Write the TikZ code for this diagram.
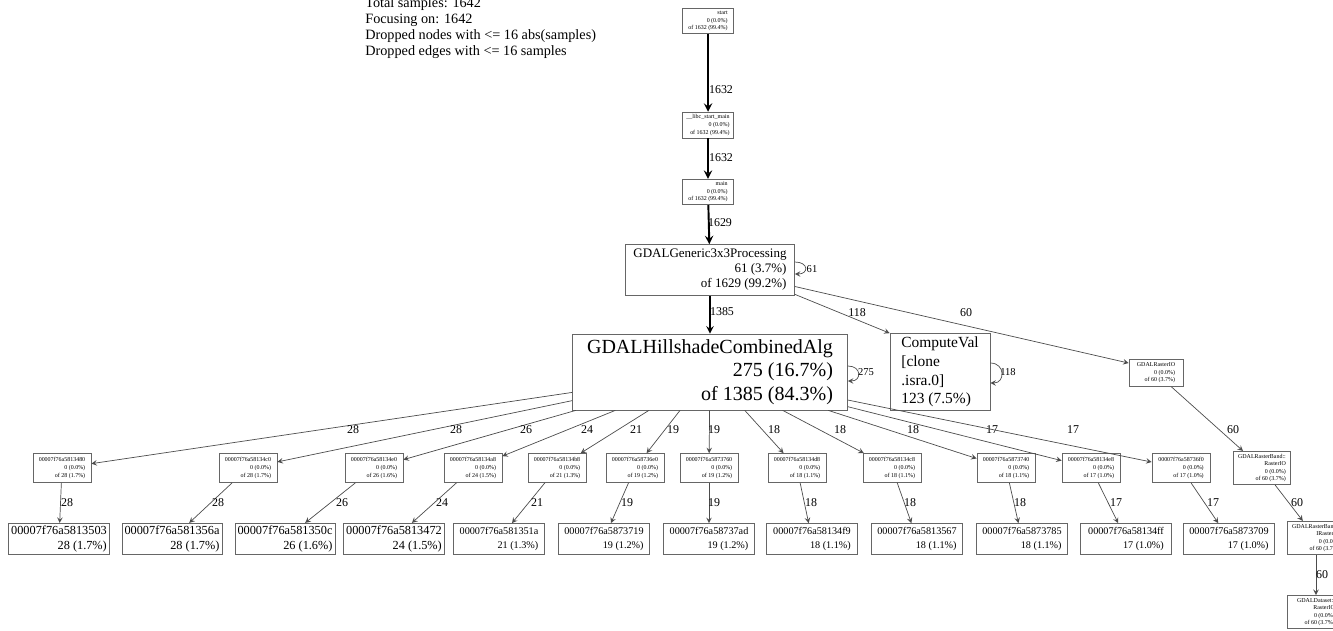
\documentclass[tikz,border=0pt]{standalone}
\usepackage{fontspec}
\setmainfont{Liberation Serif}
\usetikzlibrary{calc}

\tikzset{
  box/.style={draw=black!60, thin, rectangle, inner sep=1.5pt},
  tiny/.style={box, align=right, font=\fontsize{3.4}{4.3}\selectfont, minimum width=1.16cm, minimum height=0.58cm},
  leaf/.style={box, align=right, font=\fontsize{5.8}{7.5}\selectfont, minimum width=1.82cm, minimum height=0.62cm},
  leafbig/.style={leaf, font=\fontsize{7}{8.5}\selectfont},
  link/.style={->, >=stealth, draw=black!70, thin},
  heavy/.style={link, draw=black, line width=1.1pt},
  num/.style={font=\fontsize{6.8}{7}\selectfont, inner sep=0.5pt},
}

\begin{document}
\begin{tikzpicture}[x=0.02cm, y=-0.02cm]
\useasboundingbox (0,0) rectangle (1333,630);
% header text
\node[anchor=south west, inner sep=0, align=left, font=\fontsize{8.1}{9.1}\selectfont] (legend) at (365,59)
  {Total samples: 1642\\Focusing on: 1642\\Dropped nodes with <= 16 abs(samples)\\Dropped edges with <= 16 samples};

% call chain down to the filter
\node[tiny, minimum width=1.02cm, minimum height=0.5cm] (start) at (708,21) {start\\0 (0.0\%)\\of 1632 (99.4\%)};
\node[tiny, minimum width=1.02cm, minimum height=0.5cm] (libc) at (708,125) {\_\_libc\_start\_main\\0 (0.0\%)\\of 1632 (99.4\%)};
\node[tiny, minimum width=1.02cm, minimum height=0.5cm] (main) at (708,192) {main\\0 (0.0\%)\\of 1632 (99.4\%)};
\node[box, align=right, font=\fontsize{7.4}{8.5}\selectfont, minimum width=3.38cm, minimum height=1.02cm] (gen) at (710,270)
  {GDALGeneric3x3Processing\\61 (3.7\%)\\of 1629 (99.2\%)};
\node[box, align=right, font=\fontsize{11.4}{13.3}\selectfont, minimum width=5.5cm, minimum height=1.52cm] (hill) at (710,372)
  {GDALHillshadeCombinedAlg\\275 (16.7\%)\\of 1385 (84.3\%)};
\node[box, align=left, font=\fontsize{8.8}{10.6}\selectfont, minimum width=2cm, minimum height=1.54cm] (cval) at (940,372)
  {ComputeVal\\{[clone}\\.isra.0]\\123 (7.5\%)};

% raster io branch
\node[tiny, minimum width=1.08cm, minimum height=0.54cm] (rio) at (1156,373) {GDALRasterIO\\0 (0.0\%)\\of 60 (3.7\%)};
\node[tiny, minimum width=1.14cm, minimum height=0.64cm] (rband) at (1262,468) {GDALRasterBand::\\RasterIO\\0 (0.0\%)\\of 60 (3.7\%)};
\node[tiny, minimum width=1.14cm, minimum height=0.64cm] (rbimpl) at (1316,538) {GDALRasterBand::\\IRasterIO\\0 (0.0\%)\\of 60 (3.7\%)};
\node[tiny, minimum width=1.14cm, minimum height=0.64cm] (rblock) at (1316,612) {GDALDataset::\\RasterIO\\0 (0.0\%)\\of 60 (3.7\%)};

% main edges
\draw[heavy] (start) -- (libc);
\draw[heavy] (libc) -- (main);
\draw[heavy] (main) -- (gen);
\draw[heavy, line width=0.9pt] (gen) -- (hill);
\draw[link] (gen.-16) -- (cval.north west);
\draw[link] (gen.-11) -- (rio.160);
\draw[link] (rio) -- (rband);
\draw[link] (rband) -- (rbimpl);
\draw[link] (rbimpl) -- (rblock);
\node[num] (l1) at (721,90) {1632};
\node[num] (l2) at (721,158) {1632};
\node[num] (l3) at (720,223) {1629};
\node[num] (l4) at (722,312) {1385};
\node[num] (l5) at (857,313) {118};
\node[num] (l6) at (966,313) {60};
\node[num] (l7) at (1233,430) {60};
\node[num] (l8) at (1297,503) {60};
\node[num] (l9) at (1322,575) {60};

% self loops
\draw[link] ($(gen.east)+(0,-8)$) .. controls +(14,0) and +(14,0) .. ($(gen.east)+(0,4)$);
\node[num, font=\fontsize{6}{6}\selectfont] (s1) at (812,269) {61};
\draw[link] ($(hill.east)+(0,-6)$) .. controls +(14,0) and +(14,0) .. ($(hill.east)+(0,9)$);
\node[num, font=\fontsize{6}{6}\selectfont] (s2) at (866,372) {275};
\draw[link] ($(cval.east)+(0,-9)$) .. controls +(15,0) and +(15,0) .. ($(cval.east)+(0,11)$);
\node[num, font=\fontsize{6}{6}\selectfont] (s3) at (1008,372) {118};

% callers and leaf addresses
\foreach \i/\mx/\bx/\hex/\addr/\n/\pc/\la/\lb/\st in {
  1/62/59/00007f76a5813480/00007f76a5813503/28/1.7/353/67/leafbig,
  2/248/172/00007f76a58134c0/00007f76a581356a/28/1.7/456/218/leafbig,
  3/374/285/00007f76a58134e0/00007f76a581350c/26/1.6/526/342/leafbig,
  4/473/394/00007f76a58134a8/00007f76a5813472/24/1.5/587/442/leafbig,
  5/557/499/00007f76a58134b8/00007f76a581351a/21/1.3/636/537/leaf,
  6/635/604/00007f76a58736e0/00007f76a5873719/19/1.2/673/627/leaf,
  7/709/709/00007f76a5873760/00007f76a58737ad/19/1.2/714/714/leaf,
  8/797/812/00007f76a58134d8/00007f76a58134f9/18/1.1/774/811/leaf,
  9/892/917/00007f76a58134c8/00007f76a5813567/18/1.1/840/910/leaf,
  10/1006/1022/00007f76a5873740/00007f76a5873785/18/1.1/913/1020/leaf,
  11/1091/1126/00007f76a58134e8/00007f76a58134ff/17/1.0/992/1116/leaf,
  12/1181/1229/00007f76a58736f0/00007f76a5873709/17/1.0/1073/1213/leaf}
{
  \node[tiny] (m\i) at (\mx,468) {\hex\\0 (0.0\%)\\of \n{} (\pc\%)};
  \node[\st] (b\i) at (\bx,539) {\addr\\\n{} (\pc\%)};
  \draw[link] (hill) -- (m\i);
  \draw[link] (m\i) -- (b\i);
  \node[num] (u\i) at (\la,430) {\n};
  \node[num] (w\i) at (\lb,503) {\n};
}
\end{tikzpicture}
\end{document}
****************************************
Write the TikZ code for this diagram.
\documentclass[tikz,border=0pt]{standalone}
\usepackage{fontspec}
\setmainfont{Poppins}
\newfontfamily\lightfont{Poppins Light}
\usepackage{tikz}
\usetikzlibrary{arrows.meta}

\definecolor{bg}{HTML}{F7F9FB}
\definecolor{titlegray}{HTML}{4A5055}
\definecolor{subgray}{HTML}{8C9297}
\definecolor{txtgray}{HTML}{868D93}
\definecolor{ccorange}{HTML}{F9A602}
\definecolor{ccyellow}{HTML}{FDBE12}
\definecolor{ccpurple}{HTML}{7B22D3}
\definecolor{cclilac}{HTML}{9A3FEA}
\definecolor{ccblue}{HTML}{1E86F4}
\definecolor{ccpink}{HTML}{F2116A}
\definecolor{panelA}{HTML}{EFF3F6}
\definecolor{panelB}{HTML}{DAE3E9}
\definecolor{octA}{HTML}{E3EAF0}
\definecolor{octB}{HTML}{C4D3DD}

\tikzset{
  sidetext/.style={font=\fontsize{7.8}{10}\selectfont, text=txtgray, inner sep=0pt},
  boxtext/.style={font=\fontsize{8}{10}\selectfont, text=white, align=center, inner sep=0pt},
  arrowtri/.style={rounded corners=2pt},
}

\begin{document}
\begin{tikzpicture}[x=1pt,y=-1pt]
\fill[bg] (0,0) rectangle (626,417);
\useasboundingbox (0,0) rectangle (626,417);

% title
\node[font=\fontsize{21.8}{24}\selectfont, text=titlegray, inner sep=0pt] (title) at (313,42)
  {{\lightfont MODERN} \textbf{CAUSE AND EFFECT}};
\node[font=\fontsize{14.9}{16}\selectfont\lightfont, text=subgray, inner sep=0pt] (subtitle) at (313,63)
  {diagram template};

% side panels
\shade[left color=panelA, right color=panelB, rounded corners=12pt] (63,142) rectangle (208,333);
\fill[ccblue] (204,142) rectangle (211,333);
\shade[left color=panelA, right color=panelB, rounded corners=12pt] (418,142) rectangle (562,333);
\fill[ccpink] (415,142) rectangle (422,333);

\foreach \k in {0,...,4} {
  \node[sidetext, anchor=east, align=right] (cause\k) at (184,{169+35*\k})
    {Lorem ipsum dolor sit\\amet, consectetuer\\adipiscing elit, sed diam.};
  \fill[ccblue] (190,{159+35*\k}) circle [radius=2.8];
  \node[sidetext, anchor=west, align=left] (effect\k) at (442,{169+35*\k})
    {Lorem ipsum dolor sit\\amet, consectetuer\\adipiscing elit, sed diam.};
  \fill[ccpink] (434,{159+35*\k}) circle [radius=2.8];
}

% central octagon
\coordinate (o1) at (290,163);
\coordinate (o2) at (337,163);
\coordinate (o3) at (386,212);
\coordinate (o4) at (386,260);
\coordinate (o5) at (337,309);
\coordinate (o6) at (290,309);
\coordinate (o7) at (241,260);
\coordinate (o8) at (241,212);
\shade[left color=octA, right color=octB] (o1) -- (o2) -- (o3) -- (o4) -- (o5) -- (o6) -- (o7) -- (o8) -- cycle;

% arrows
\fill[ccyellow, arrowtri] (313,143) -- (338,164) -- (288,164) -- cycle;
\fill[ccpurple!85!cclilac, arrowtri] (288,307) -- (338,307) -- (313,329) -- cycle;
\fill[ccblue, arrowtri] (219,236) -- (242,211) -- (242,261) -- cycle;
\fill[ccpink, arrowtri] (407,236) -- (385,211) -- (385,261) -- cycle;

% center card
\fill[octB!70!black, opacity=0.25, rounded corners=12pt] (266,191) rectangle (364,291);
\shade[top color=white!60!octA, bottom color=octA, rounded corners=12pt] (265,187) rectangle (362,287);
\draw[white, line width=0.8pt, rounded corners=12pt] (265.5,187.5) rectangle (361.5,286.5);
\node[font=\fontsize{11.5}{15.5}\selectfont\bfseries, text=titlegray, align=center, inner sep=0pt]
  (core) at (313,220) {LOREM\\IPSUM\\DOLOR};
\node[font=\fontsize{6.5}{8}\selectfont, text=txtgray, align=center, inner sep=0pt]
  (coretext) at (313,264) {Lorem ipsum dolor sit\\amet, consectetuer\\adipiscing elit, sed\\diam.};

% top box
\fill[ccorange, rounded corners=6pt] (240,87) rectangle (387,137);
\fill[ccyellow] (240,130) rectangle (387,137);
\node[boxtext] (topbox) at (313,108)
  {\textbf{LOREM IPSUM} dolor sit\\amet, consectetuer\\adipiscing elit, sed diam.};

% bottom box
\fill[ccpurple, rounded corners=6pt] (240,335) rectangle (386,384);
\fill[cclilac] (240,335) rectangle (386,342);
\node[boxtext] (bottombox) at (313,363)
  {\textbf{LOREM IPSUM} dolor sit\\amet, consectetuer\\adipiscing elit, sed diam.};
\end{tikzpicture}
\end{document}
****************************************
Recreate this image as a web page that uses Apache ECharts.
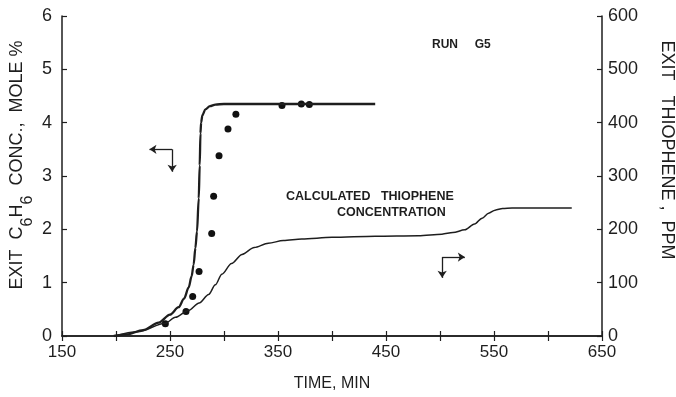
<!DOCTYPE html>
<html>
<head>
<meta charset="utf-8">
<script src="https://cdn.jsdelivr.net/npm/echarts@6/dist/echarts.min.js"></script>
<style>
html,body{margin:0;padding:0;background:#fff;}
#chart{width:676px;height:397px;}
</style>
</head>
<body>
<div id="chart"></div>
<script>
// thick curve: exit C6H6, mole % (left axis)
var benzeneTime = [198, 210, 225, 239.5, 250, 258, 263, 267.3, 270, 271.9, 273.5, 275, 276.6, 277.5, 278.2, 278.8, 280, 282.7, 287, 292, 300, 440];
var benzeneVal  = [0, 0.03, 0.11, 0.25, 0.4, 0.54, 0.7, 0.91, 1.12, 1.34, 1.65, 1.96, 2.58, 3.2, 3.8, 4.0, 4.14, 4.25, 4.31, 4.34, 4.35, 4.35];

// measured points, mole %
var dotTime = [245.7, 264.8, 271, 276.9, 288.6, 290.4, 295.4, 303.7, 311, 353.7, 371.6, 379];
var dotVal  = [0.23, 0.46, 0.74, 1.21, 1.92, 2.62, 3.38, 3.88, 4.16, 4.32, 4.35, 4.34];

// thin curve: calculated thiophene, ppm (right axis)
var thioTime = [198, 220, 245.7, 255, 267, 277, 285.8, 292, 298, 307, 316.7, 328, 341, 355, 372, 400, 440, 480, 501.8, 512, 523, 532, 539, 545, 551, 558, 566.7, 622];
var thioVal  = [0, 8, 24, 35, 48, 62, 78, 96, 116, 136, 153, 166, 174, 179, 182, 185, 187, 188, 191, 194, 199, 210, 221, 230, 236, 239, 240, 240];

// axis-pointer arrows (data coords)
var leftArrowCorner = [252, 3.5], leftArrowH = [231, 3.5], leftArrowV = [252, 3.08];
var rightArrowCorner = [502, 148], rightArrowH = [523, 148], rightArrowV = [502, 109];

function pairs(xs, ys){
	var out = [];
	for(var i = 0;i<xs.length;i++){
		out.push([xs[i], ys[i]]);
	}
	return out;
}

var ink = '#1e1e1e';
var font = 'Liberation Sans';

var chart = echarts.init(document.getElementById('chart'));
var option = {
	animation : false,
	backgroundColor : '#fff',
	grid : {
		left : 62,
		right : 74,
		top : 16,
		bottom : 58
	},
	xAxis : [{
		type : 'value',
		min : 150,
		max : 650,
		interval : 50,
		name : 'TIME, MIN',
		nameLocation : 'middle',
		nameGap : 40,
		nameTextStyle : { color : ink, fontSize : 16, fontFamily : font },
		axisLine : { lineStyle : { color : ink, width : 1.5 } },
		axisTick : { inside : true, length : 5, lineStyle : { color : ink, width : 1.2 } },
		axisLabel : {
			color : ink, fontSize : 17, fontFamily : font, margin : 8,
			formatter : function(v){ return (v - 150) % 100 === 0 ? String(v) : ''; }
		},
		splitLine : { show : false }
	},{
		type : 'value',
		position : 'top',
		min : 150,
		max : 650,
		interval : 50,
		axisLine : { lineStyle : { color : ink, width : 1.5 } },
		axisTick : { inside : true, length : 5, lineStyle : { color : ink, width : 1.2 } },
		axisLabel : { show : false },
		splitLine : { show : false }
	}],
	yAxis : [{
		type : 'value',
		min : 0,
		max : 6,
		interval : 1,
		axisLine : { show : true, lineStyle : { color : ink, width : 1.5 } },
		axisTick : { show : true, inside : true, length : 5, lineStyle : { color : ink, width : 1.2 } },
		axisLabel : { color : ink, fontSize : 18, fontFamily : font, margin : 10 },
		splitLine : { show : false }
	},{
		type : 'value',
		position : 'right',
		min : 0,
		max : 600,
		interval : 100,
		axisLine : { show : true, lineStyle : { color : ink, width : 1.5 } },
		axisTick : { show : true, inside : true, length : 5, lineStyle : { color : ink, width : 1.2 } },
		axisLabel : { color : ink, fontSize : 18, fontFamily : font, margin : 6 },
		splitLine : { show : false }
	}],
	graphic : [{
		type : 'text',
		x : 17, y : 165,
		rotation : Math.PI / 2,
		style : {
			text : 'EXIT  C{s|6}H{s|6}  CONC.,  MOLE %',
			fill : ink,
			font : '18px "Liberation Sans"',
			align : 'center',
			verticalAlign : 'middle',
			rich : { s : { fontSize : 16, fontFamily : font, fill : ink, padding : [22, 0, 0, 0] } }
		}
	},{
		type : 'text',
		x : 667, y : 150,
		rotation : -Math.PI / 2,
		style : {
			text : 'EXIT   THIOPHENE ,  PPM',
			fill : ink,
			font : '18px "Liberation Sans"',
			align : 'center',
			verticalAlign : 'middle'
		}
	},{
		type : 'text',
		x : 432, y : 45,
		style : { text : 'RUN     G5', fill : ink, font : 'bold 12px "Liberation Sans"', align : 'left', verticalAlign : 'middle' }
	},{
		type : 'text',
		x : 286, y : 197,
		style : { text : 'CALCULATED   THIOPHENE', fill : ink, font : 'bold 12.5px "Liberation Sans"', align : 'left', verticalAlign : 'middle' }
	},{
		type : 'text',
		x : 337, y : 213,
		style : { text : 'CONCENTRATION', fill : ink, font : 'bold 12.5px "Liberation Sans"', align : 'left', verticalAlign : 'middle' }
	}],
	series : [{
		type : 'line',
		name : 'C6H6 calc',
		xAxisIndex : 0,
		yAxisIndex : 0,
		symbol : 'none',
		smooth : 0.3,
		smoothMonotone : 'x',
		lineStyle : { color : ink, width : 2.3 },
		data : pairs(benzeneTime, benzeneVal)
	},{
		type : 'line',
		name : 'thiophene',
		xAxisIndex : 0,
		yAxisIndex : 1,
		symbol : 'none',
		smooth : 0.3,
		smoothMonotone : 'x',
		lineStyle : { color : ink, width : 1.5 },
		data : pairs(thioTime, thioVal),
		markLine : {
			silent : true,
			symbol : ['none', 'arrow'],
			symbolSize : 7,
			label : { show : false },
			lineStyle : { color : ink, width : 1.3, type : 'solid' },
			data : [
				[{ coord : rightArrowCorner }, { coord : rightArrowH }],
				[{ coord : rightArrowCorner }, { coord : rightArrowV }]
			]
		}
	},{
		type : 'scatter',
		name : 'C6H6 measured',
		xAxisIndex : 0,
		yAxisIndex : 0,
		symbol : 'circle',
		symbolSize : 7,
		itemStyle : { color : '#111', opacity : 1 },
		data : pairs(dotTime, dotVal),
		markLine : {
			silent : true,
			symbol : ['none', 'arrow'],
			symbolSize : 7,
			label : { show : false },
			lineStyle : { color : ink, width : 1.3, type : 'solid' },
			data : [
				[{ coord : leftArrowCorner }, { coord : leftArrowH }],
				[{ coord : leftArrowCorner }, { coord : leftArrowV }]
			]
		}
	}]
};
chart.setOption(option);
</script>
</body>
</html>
****************************************
STATED PROBLEM
Extract exactly the lines running from the line containing "Recreate this image" to the line containing "4.32, 4.35, 4.34];", with both end lines included and all pictures left out.

EXERCISE RESULT
Recreate this image as a web page that uses Apache ECharts.
<!DOCTYPE html>
<html>
<head>
<meta charset="utf-8">
<script src="https://cdn.jsdelivr.net/npm/echarts@6/dist/echarts.min.js"></script>
<style>
html,body{margin:0;padding:0;background:#fff;}
#chart{width:676px;height:397px;}
</style>
</head>
<body>
<div id="chart"></div>
<script>
// thick curve: exit C6H6, mole % (left axis)
var benzeneTime = [198, 210, 225, 239.5, 250, 258, 263, 267.3, 270, 271.9, 273.5, 275, 276.6, 277.5, 278.2, 278.8, 280, 282.7, 287, 292, 300, 440];
var benzeneVal  = [0, 0.03, 0.11, 0.25, 0.4, 0.54, 0.7, 0.91, 1.12, 1.34, 1.65, 1.96, 2.58, 3.2, 3.8, 4.0, 4.14, 4.25, 4.31, 4.34, 4.35, 4.35];

// measured points, mole %
var dotTime = [245.7, 264.8, 271, 276.9, 288.6, 290.4, 295.4, 303.7, 311, 353.7, 371.6, 379];
var dotVal  = [0.23, 0.46, 0.74, 1.21, 1.92, 2.62, 3.38, 3.88, 4.16, 4.32, 4.35, 4.34];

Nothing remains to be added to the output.